Look below and pull out each line with the word "that".

TASK MATERIAL:
···
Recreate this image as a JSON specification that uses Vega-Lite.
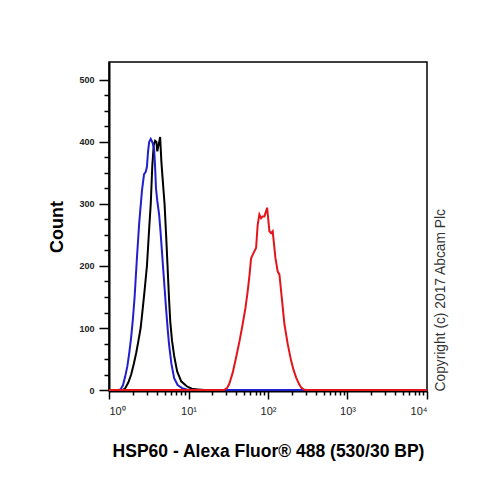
···
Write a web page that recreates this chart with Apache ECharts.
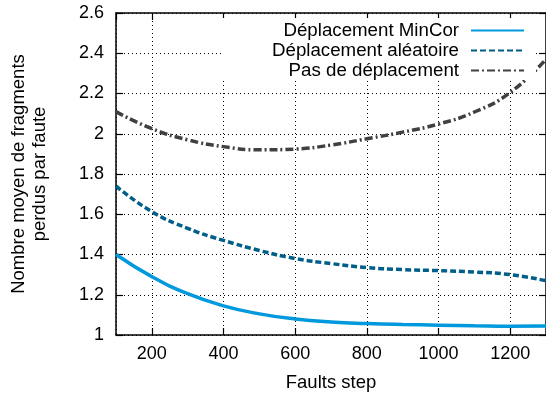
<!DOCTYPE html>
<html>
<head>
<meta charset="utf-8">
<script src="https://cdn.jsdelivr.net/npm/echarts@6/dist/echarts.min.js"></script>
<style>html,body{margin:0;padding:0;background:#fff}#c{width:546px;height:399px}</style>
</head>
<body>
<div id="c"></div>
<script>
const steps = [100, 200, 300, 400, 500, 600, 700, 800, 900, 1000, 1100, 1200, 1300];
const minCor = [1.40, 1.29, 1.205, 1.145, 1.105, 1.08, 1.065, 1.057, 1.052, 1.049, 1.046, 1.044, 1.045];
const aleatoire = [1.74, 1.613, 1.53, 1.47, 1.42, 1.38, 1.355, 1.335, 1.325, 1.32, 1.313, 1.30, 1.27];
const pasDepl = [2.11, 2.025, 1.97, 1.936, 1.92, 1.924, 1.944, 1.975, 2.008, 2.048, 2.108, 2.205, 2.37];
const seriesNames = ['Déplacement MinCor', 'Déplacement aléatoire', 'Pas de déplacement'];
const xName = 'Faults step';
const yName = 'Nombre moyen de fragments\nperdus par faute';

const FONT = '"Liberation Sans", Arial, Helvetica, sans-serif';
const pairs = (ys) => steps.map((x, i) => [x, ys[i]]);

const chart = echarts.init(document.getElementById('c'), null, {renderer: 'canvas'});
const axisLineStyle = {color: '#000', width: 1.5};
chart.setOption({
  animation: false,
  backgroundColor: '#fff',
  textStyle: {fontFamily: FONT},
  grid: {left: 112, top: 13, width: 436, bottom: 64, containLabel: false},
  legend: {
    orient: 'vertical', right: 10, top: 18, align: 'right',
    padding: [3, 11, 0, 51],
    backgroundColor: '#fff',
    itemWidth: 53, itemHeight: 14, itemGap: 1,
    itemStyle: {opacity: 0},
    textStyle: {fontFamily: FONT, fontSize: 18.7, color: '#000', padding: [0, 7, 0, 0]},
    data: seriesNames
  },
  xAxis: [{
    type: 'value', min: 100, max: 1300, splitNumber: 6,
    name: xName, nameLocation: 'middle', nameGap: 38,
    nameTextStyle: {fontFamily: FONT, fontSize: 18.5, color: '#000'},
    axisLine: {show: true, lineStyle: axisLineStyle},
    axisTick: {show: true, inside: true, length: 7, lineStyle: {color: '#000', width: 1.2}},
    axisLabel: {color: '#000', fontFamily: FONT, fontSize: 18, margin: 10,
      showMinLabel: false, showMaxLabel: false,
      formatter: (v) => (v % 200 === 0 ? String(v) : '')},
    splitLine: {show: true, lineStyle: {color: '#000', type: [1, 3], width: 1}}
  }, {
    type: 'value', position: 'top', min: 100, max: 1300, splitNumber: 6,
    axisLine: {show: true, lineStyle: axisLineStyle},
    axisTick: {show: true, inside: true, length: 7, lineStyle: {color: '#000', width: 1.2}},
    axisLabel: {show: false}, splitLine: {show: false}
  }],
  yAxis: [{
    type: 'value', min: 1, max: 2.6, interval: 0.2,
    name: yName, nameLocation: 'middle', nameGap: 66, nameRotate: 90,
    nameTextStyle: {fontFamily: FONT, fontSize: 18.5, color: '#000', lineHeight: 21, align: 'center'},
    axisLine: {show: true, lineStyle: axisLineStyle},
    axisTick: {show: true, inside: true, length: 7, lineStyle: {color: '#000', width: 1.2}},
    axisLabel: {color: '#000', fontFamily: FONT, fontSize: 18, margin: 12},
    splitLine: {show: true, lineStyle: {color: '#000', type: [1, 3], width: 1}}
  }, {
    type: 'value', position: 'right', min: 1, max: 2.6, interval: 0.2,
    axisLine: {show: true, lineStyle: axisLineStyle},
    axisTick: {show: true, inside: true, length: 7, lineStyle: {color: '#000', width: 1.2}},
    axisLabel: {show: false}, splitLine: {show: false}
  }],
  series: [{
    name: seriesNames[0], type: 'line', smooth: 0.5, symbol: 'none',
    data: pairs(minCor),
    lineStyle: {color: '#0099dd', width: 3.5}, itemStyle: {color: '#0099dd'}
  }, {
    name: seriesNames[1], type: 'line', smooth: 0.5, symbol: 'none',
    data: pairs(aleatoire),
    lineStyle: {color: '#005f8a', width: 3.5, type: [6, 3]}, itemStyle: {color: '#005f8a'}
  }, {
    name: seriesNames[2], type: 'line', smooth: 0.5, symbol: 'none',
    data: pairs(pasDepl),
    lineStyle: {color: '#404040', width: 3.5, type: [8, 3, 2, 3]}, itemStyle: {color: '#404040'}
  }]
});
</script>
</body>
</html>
···
ANSWER TO THE PROBLEM:
Recreate this image as a JSON specification that uses Vega-Lite.
Write a web page that recreates this chart with Apache ECharts.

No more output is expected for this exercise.